Have I misunderstood? The dreams you threaded into me felt weighted, like promises do. I chased after them, just like You wanted. So why are they impossible? I’ve stuttered through a thousand false starts now. I’m sitting on a pile of years and my shame is more than I can face.
I made the decision to lock up my work inside myself. I had too, until I could find a solution. But it burns hot. I can’t stop pacing. I’ve promised you too many times that I would get it right.
You Great Creator wove me. Did you forget I would be earth-bound and broken? You never should have never threaded pieces of Yourself inside me. These immortal threads are all wrong. It’s for Your own good that I told you to leave.
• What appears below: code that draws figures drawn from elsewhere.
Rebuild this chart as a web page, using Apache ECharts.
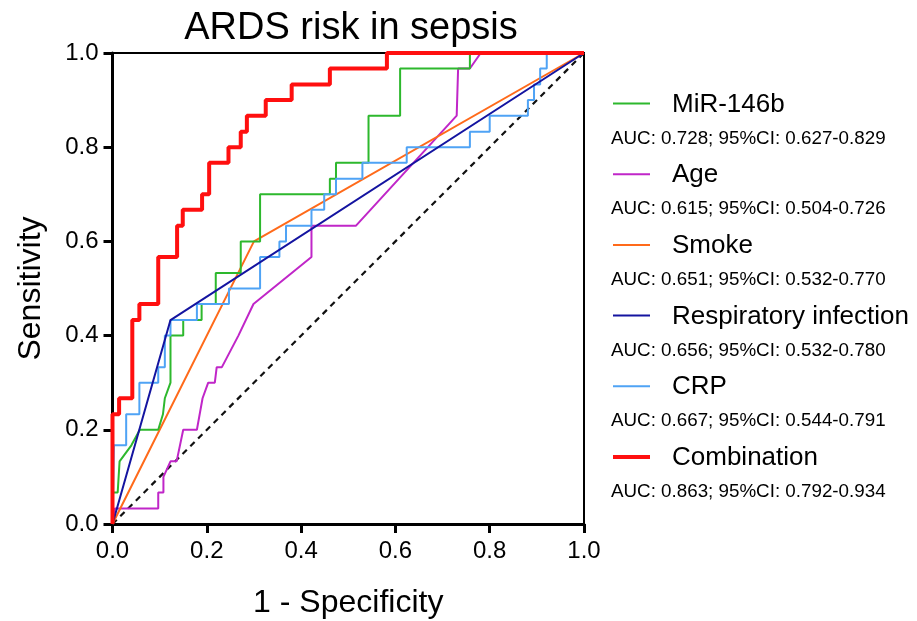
<!DOCTYPE html>
<html>
<head>
<meta charset="utf-8">
<script src="https://cdn.jsdelivr.net/npm/echarts@6/dist/echarts.min.js"></script>
<style>
html,body{margin:0;padding:0;background:#fff;}
#chart{width:917px;height:621px;}
</style>
</head>
<body>
<div id="chart"></div>
<script>
// ---- data ----
const titleText = 'ARDS risk in sepsis';
const xName = '1 - Specificity';
const yName = 'Sensitivity';
const tickLabels = ['0.0', '0.2', '0.4', '0.6', '0.8', '1.0'];

const seriesNames = ['MiR-146b', 'Age', 'Smoke', 'Respiratory infection', 'CRP', 'Combination'];
const aucTexts = [
  'AUC: 0.728; 95%CI: 0.627-0.829',
  'AUC: 0.615; 95%CI: 0.504-0.726',
  'AUC: 0.651; 95%CI: 0.532-0.770',
  'AUC: 0.656; 95%CI: 0.532-0.780',
  'AUC: 0.667; 95%CI: 0.544-0.791',
  'AUC: 0.863; 95%CI: 0.792-0.934'
];

const mir146b = [[0,0],[0,0.067],[0.011,0.067],[0.015,0.133],[0.04,0.167],[0.058,0.2],[0.097,0.2],[0.107,0.233],[0.111,0.267],[0.123,0.3],[0.123,0.4],[0.15,0.4],[0.15,0.433],[0.189,0.433],[0.189,0.467],[0.219,0.467],[0.219,0.533],[0.272,0.533],[0.272,0.6],[0.313,0.6],[0.313,0.7],[0.461,0.7],[0.461,0.733],[0.474,0.733],[0.474,0.767],[0.543,0.767],[0.543,0.867],[0.61,0.867],[0.61,0.967],[0.758,0.967],[0.758,1],[1,1]];

const age = [[0,0],[0.005,0.033],[0.097,0.033],[0.097,0.067],[0.108,0.067],[0.108,0.1],[0.123,0.133],[0.136,0.133],[0.15,0.2],[0.179,0.2],[0.191,0.267],[0.203,0.3],[0.217,0.3],[0.221,0.333],[0.232,0.333],[0.267,0.4],[0.299,0.467],[0.422,0.567],[0.422,0.633],[0.516,0.633],[0.73,0.867],[0.733,0.967],[0.758,0.967],[0.781,1],[1,1]];

const smoke = [[0,0],[0.3,0.6],[1,1]];

const respiratory = [[0,0],[0.123,0.433],[1,1]];

const crp = [[0,0],[0.003,0.167],[0.029,0.167],[0.029,0.233],[0.057,0.233],[0.057,0.3],[0.097,0.3],[0.097,0.333],[0.111,0.333],[0.111,0.4],[0.123,0.4],[0.123,0.433],[0.179,0.433],[0.179,0.467],[0.247,0.467],[0.247,0.5],[0.313,0.5],[0.313,0.567],[0.354,0.567],[0.354,0.6],[0.368,0.6],[0.368,0.633],[0.422,0.633],[0.422,0.667],[0.449,0.667],[0.449,0.7],[0.474,0.7],[0.474,0.733],[0.53,0.733],[0.53,0.767],[0.624,0.767],[0.624,0.8],[0.758,0.8],[0.758,0.833],[0.8,0.833],[0.8,0.867],[0.881,0.867],[0.881,0.9],[0.894,0.9],[0.894,0.933],[0.907,0.933],[0.907,0.967],[0.921,0.967],[0.921,1],[1,1]];

const combination = [[0,0],[0,0.233],[0.014,0.233],[0.014,0.267],[0.042,0.267],[0.042,0.433],[0.057,0.433],[0.057,0.467],[0.097,0.467],[0.097,0.567],[0.137,0.567],[0.137,0.633],[0.149,0.633],[0.149,0.667],[0.19,0.667],[0.19,0.7],[0.205,0.7],[0.205,0.767],[0.246,0.767],[0.246,0.8],[0.272,0.8],[0.272,0.833],[0.285,0.833],[0.285,0.867],[0.325,0.867],[0.325,0.9],[0.38,0.9],[0.38,0.933],[0.461,0.933],[0.461,0.967],[0.582,0.967],[0.582,1],[1,1]];

const reference = [[0,0],[1,1]];

// ---- styles ----
const colors = ['#2db82d', '#c026c8', '#ff6a1a', '#1414a0', '#4fa3f5', '#ff0f0f'];
const widths = [2, 2, 2, 2, 2, 4];
const dataList = [mir146b, age, smoke, respiratory, crp, combination];
const zOrder = [3, 1, 2, 5, 4, 6];

const FONT = 'Liberation Sans, Arial, sans-serif';

const chart = echarts.init(document.getElementById('chart'));

const series = [{
  type: 'line', data: reference, symbol: 'none', silent: true, z: 0,
  lineStyle: { color: '#111', width: 2.2, type: [6, 5] }
}];
dataList.forEach((d, i) => {
  series.push({
    name: seriesNames[i], type: 'line', data: d, symbol: 'none', z: 2 + zOrder[i],
    lineStyle: { color: colors[i], width: widths[i] }
  });
});

// legend as graphic
const graphics = [{
  type: 'text',
  style: { text: titleText, x: 351, y: 29, textAlign: 'center', textVerticalAlign: 'middle',
           font: '38px ' + FONT, fill: '#000' }
}];
const legTop = 103.5, legStep = 70.7;
seriesNames.forEach((n, i) => {
  const y = legTop + i * legStep;
  graphics.push({
    type: 'line', shape: { x1: 613, y1: y, x2: 650, y2: y },
    style: { stroke: colors[i], lineWidth: i === 5 ? 4 : 2 }
  });
  graphics.push({
    type: 'text',
    style: { text: n, x: 672, y: y + 1, textVerticalAlign: 'middle', font: '26px ' + FONT, fill: '#000' }
  });
  graphics.push({
    type: 'text',
    style: { text: aucTexts[i], x: 611, y: y + 35, textVerticalAlign: 'middle', font: '18.8px ' + FONT, fill: '#000' }
  });
});

const axisCommon = {
  type: 'value', min: 0, max: 1, interval: 0.2,
  axisLine: { show: true, lineStyle: { color: '#000', width: 3 } },
  axisTick: { show: true, length: 9, lineStyle: { color: '#000', width: 3 } },
  splitLine: { show: false },
  nameLocation: 'middle',
  nameTextStyle: { fontSize: 32, color: '#000', fontFamily: FONT }
};

chart.setOption({
  animation: false,
  backgroundColor: '#fff',
  textStyle: { fontFamily: FONT },
  grid: { left: 112.5, right: 333, top: 53, bottom: 97, show: true, borderColor: '#000', borderWidth: 2,
          containLabel: false, outerBoundsMode: 'none' },
  xAxis: Object.assign({}, axisCommon, {
    name: xName, nameGap: 63,
    axisLabel: { fontSize: 24, color: '#000', margin: 15, formatter: v => tickLabels[Math.round(v * 5)] }
  }),
  yAxis: Object.assign({}, axisCommon, {
    name: yName, nameGap: 65,
    axisLabel: { fontSize: 24, color: '#000', margin: 14, formatter: v => tickLabels[Math.round(v * 5)] }
  }),
  series: series,
  graphic: graphics
});
</script>
</body>
</html>
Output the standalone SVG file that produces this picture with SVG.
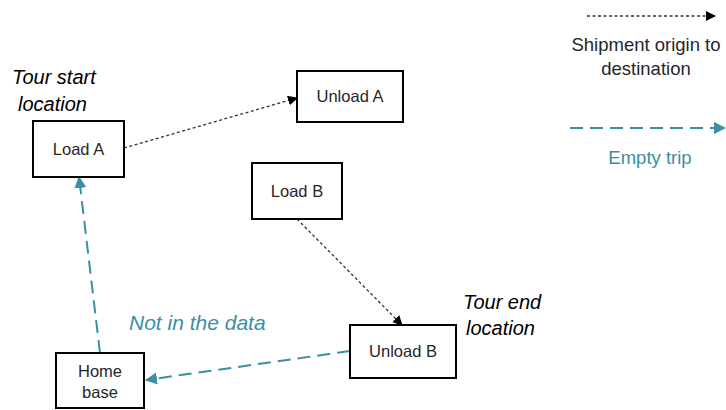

Why haven’t You stopped calling my name?
“I’ve singled you out, called you by name, and given you this privileged work.
And you don’t even know me!
I am God, the only God there is…
I’m the one who armed you for this work, though you don’t even know me…
I form light and create darkness…
Are you telling me what I can or cannot do?”
(Isaiah 45 MSG)
You’re still my dear one… just as you’ve always been. Surrender your worth, your snarled mistakes, your untold future. I won’t leave you lost. There are things I want you to do. Big things. I’ll never promise it will be uncomplicated or neat. But it will be you and Me.
Even in my worst moments, You’ve never not wanted me. And there’s not a single word in Your ancient pages that demands perfection from us, the-created-ones.
Dedicated to Jenna.
Thank you for clearing away the fog.